Google is talking more openly about companies that use its cloud business, and revealing more about its computing resources, perhaps the largest on the planet. These include disclosures about Google's ultrafast fiber network, its big data resources and the computers and software it has built for itself.
The aim is to position Google as a company capable of handling the biggest and toughest computational exercises, lightning fast. The disclosures follow earlier moves by Google Cloud Platform, as the search company's cloud computing business is called, to show off its data analysis capabilities.
Details like the ability to pass information between Europe and the United States in less than 100 milliseconds, and a practice of fully backing up user data in nine different locations, make Google seem both cutting edge and even bigger than most people suspected. But the company may also be borrowing a playbook from Amazon Web Services, which in 2013 started disclosing some mind-blowing metrics about its global computing network.
At an event Tuesday for Google Cloud Platform - Google's name for the computing, storage and networking it sells to business - Google will name the Taiwanese phone maker HTC as a customer. HTC has used Google to build a new kind of computing architecture that enables smartphone apps to update data fast and reliably to many devices at once, and look efficient even when the phones get poor reception.
On Wednesday, a senior Google executive is expected to give what the company says will be an unprecedented look at the overall Google network design. This includes key tools that enable large-scale management of computing devices across the globe, according to one customer.
"We are managing 2 million to 3 million smartphones in this network," said John Song, the senior director of engineering at HTC. "Google is the only player in cloud that owns lots of fiber-optic cable worldwide, and it replicates its users' data in nine different places at all times." That kind of control, he said, enables users to do more technically difficult things.
Song said HTC also looked at the cloud offerings of AWS and Microsoft Azure, along with IBM and Alibaba. Google was the dark horse, because it does not operate in China, and HTC wanted to be everywhere in the world. Google's technical dedication won the day.
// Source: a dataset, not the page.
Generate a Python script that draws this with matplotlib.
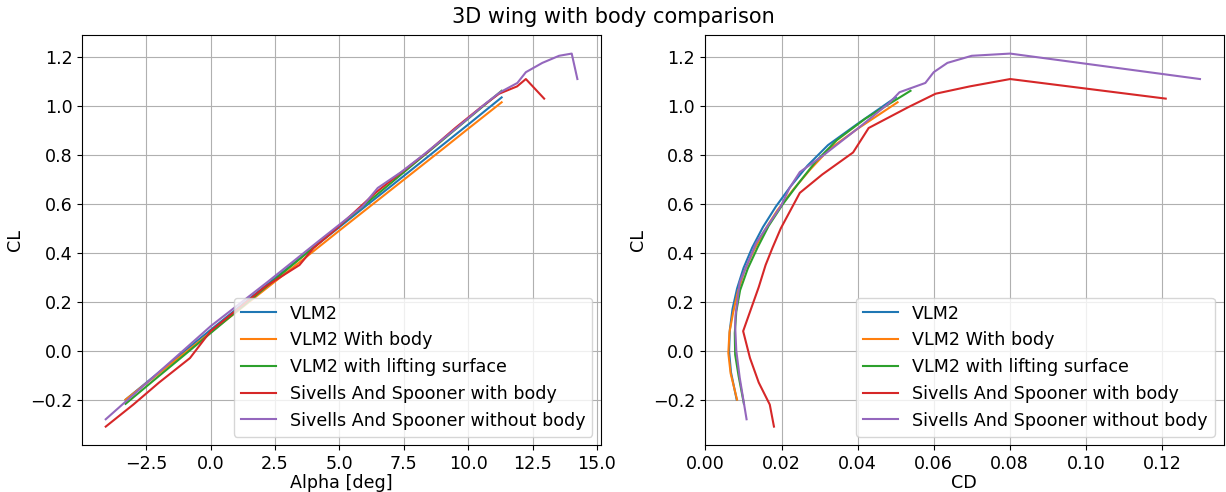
import numpy as np
import matplotlib
matplotlib.use("Agg")
import matplotlib.pyplot as plt

plt.rcParams['font.size'] = 12.6

# VLM2 (no body)
vlm_alpha = [-3.3, -2, -1, 0, 1, 2, 3, 4, 5, 6, 7, 8, 9, 10, 11.3]
vlm_cl = [-0.200, -0.088, -0.001, 0.085, 0.170, 0.254, 0.338, 0.422, 0.505,
          0.589, 0.672, 0.756, 0.840, 0.924, 1.035]
vlm_cd = [0.0082, 0.0067, 0.0062, 0.0064, 0.0071, 0.0083, 0.0100, 0.0123, 0.0151,
          0.0185, 0.0224, 0.0268, 0.0322, 0.0397, 0.0500]

# VLM2 with body
body_alpha = [-3.3, -2, -1, 0, 1, 2, 3, 4, 5, 6, 7, 8, 9, 10, 11.3]
body_cl = [-0.200, -0.092, -0.009, 0.075, 0.158, 0.241, 0.324, 0.407, 0.491,
           0.574, 0.657, 0.740, 0.823, 0.907, 1.015]
body_cd = [0.0083, 0.0066, 0.0060, 0.0063, 0.0073, 0.0085, 0.0102, 0.0126, 0.0155,
           0.0189, 0.0230, 0.0275, 0.0325, 0.0400, 0.0505]

# VLM2 with lifting surface
lift_alpha = [-3.3, -2, -1, 0, 1, 2, 3, 4, 5, 6, 7, 8, 9, 10, 11.3]
lift_cl = [-0.217, -0.103, -0.016, 0.072, 0.160, 0.247, 0.335, 0.422, 0.510,
           0.598, 0.685, 0.773, 0.860, 0.948, 1.062]
lift_cd = [0.0101, 0.0087, 0.0078, 0.0077, 0.0081, 0.0091, 0.0111, 0.0137, 0.0166,
           0.0203, 0.0245, 0.0290, 0.0345, 0.0420, 0.0539]

# Sivells and Spooner, with body
ss_body_alpha = [-4.07, -3.0, -2.0, -0.8, 0.0, 2.1, 3.45, 4.0, 4.9, 6.4, 7.3, 8.4,
                 9.5, 10.5, 11.2, 11.9, 12.24, 12.95]
ss_body_cl = [-0.31, -0.22, -0.13, -0.03, 0.08, 0.26, 0.35, 0.42, 0.50, 0.645, 0.72,
              0.81, 0.91, 0.995, 1.05, 1.08, 1.11, 1.03]
ss_body_cd = [0.0180, 0.0169, 0.0140, 0.0117, 0.0099, 0.0140, 0.0158, 0.0176, 0.0198,
              0.0248, 0.0307, 0.0388, 0.0429, 0.0533, 0.0605, 0.0695, 0.0801, 0.1210]

# Sivells and Spooner, without body
ss_alpha = [-4.07, -2.25, -1.07, 0.0, 0.55, 2.2, 4.1, 5.9, 6.49, 7.4, 8.2, 9.55, 10.7,
            11.24, 11.91, 12.24, 12.88, 13.53, 14.02, 14.24]
ss_cl = [-0.28, -0.11, 0.0, 0.10, 0.145, 0.28, 0.44, 0.59, 0.665, 0.73, 0.795, 0.91,
         1.012, 1.056, 1.094, 1.138, 1.176, 1.205, 1.214, 1.11]
ss_cd = [0.0108, 0.0090, 0.0081, 0.0078, 0.0079, 0.0090, 0.0133, 0.0198, 0.0221, 0.0248,
         0.0307, 0.0402, 0.0483, 0.0510, 0.0578, 0.0600, 0.0636, 0.0700, 0.0801, 0.1300]

labels = ["VLM2", "VLM2 With body", "VLM2 with lifting surface",
          "Sivells And Spooner with body", "Sivells And Spooner without body"]

fig, (ax1, ax2) = plt.subplots(1, 2, figsize=(12.26, 4.92), dpi=100)
fig.subplots_adjust(left=0.067, right=0.998, bottom=0.095, top=0.929, wspace=0.2)
fig.suptitle("3D wing with body comparison", fontsize=15, y=0.985)

ax1.plot(vlm_alpha, vlm_cl, label=labels[0])
ax1.plot(body_alpha, body_cl, label=labels[1])
ax1.plot(lift_alpha, lift_cl, label=labels[2])
ax1.plot(ss_body_alpha, ss_body_cl, label=labels[3])
ax1.plot(ss_alpha, ss_cl, label=labels[4])
ax1.set_xlabel("Alpha [deg]", labelpad=1)
ax1.set_ylabel("CL")
ax1.grid(True)
ax1.legend(loc="lower right")

ax2.plot(vlm_cd, vlm_cl, label=labels[0])
ax2.plot(body_cd, body_cl, label=labels[1])
ax2.plot(lift_cd, lift_cl, label=labels[2])
ax2.plot(ss_body_cd, ss_body_cl, label=labels[3])
ax2.plot(ss_cd, ss_cl, label=labels[4])
ax2.set_xlabel("CD", labelpad=1)
ax2.set_ylabel("CL")
ax2.grid(True)
ax2.legend(loc="lower right")

fig.savefig("out.png", dpi=100)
"The other salesmen just wanted to take orders," he said.
That may not be a winning approach for a mass of customers, but it does suggest how each cloud player is reflecting the nature of its core business.
Amazon, a retailer, is offering computing at scale and ease of use in data analysis. Microsoft, with decades of business ties, stresses its interoperability with current systems and data tools. And IBM has lots of high-level data analysts.
"Each of the cloud companies wants to store and process all of a company's data," said Sharmila Mulligan, co-founder and chief executive of ClearStory Data, a corporate data analysis company, who described all of the companies as "extremely partner-friendly" with companies like hers, owing to their urgency to offer more big data services.
"Data analysis presents a stickiness - once you've put your corporate data in one of them and you're analyzing it, you won't move out," she said. "You'll be constantly ingesting new data - how could you afford to move? If they own your data, they own you."
Nobody crunches data like Google, and the new portrait of its resources is intended to show that handling almost any corporate task will be easy for it. Google Cloud Platform has built out specialties in areas like manufacturing, genomics and media to handle industry-specific needs on a global basis.
"We have 90 points of presence around the world," said Dan Powers, a Google Cloud sales executive, referring to places customers can get access to the Cloud.
A point of presence, or PoP, is where a company's computers get direct access to the Internet and a local telecommunications service provider.
Leah Bibbo, a spokeswoman for AWS, said her company currently had 53 PoPs worldwide. Also Tuesday, AWS announced that it would offer data analysis in Spark, a technology for handling very large data loads that is rapidly overtaking existing methods.
Powers also said Google runs 2 billion containers, or ways of managing software globally, every week: "We hope to run billions for customers."